To the south of the four-room house, remains of a cobbled surface (exposed area c. 3.0 × 6.5 m) were uncovered; it may be interpreted as a portion of a street leading uphill from the Iron Age gateway in the east toward the west. On this surface was a stone weight from an olive press, similar to those found in nearby Field VII.
 
Two Ephemeral Phases. Two ephemeral phases were found, dated to the periods following the Iron II destruction. The lowest of these consisted of scattered architectural remains, including a silo and patches of a surface on which a stump-base lamp sat. The silo (preserved height c. 2 m), which cut into the four-room house (above), contained a complete Phoenician storage jar, other pottery vessels and a zoomorphic figurine, dating to the late eighth–seventh centuries BCE. The latest phase featured extensive pitting and at least three dog burials, which should probably be associated with fifteen dog burials discovered in Field VII.
 
Hellenistic Remains (Fig. 7). The Hellenistic stratum yielded the remains of at least three buildings and a rebuild of the city wall. An extensive architectural plan is realized when these remains are joined to those exposed in HUC’s Field VII and Macalister. No floors or fill layers were preserved from this stratum; Macalister removed them all, leaving behind only walls and a deep backfill. The Hellenistic pottery recovered from the Macalister fills, which occur throughout our excavation, has yet to be studied in detail.

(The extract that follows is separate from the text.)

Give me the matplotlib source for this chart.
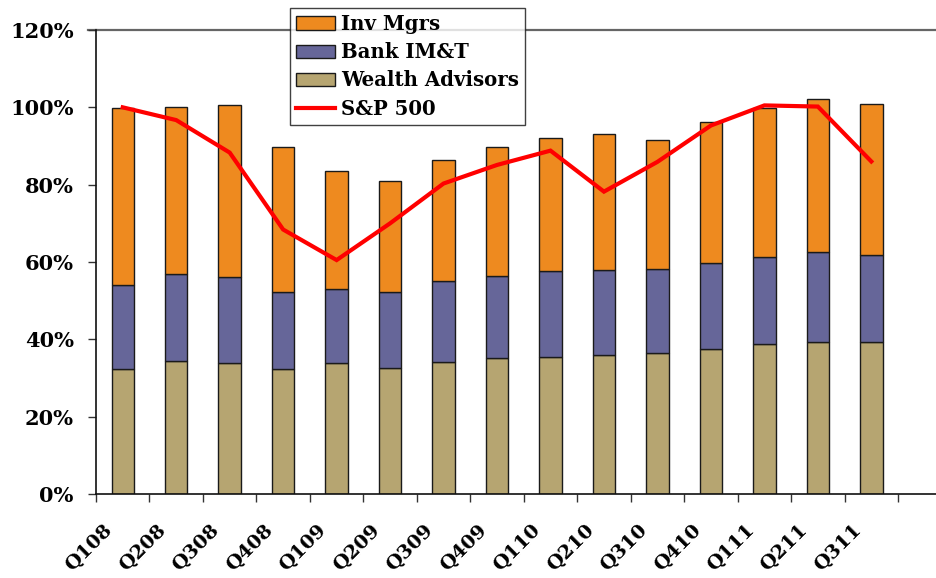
import matplotlib
matplotlib.use("Agg")
import matplotlib.pyplot as plt
import matplotlib.transforms as mtransforms
import numpy as np
from matplotlib.patches import Patch
from matplotlib.lines import Line2D

# Quarterly shares (percent) by segment, plus S&P 500 index level (percent)
quarters = ["Q108", "Q208", "Q308", "Q408", "Q109", "Q209", "Q309", "Q409",
            "Q110", "Q210", "Q310", "Q410", "Q111", "Q211", "Q311"]
wealth_advisors = [32.2, 34.5, 33.9, 32.2, 33.8, 32.6, 34.2, 35.3,
                   35.5, 35.9, 36.4, 37.4, 38.8, 39.4, 39.4]
bank_imt = [21.8, 22.4, 22.1, 20.0, 19.2, 19.6, 20.8, 21.1,
            22.2, 22.0, 21.9, 22.3, 22.4, 23.1, 22.5]
inv_mgrs = [45.7, 43.3, 44.5, 37.6, 30.6, 28.7, 31.5, 33.4,
            34.4, 35.2, 33.2, 36.4, 38.7, 39.6, 38.9]
sp500 = [100.0, 96.7, 88.3, 68.4, 60.5, 70.0, 80.3, 85.1,
         88.8, 78.2, 85.9, 95.3, 100.5, 100.2, 86.0]
y_ticks = [0, 20, 40, 60, 80, 100, 120]

C_WEALTH = "#B6A571"
C_BANK = "#666699"
C_INV = "#EE8A1F"
C_SP = "#FF0000"

FONT = dict(family="DejaVu Serif", weight="bold")

fig = plt.figure(figsize=(9.37, 5.78), dpi=100)
W, H = 937, 578
x0, x1 = 96, 937
y0, y1 = 494, 30
ax = fig.add_axes([x0 / W, (H - y0) / H, (x1 - x0) / W, (y0 - y1) / H])

x = np.arange(len(quarters))
bw = 0.42
ekw = dict(edgecolor="#1a1a1a", linewidth=1.0)
ax.bar(x, wealth_advisors, bw, color=C_WEALTH, **ekw, zorder=2)
ax.bar(x, bank_imt, bw, bottom=wealth_advisors, color=C_BANK, **ekw, zorder=2)
base2 = np.array(wealth_advisors) + np.array(bank_imt)
ax.bar(x, inv_mgrs, bw, bottom=base2, color=C_INV, **ekw, zorder=2)
ax.plot(x, sp500, color=C_SP, lw=3.0, zorder=3, solid_joinstyle="miter")

slot = 53.47
ax.set_xlim(-0.5, -0.5 + (x1 - x0) / slot)
ax.set_ylim(0, 120)

# y axis
ax.set_yticks(y_ticks)
ax.set_yticklabels([f"{v}%" for v in y_ticks], fontsize=15, **FONT)
ax.tick_params(axis="y", direction="out", length=6, width=1.0, color="#333333", pad=10)
ax.axhline(120, color="#666666", lw=1.6, zorder=1, clip_on=False)
ax.plot([-0.5 - 8 / slot, -0.5], [120, 120], color="#666666", lw=1.6,
        clip_on=False, zorder=1)

# x axis: tick marks between categories, labels at centres
ax.set_xticks(np.arange(-0.5, len(quarters)), minor=True)
ax.set_xticks(x)
ax.set_xticklabels(quarters, rotation=45, ha="right", va="center",
                   rotation_mode="anchor", fontsize=14, **FONT)
ax.tick_params(axis="x", which="major", length=0, pad=24)
ax.tick_params(axis="x", which="minor", direction="out", length=6, width=1.0,
               color="#333333")
shift = mtransforms.ScaledTranslation(-13 / 100, 0, fig.dpi_scale_trans)
for lbl in ax.get_xticklabels():
    lbl.set_transform(lbl.get_transform() + shift)

for s in ["top", "right"]:
    ax.spines[s].set_visible(False)
ax.spines["left"].set_color("#111111")
ax.spines["bottom"].set_color("#111111")
ax.spines["left"].set_linewidth(1.2)
ax.spines["bottom"].set_linewidth(1.2)

handles = [Patch(facecolor=C_INV, edgecolor="#1a1a1a", lw=1.0),
           Patch(facecolor=C_BANK, edgecolor="#1a1a1a", lw=1.0),
           Patch(facecolor=C_WEALTH, edgecolor="#1a1a1a", lw=1.0),
           Line2D([0], [0], color=C_SP, lw=3.0)]
labels = ["Inv Mgrs", "Bank IM&T", "Wealth Advisors", "S&P 500"]
leg = fig.legend(handles, labels, loc="upper left",
                 bbox_to_anchor=(290 / W, 1 - 8 / H),
                 prop=dict(family="DejaVu Serif", weight="bold", size=14.2),
                 frameon=True, fancybox=False, shadow=False,
                 borderpad=0.3, labelspacing=0.42, handlelength=2.0,
                 handleheight=0.65, handletextpad=0.3, borderaxespad=0)
leg.get_frame().set_edgecolor("#111111")
leg.get_frame().set_linewidth(1.0)
leg.set_zorder(5)

fig.savefig("out.png", dpi=100)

Nonetheless, datable finds from our excavations, such as stamped Rhodian amphora handles, a Tyrian lead weight of the Tanit series, and a didrachm of Ptolemy VI suggest a Hellenistic occupation from the end of the third century BCE to 142 BCE.
 
Major results from the first four excavation seasons include the exposure of the Middle Bronze Age glacis; the discovery of a Late Bronze Age stratum, consisting of several wall fragments and a large pillar base that probably indicates the presence of a major public structure; the clarification of the Iron Age fortification systems; the distinguishing of three major architectural strata from Iron II; a large Israelite four-room house and three public buildings that were destroyed in the eighth century BCE, probably as a result of Tiglath Pileser III’s campaign in the region; and the excavation of three Hellenistic building complexes. Future excavation seasons will hopefully supplement and clarify our understanding of these results.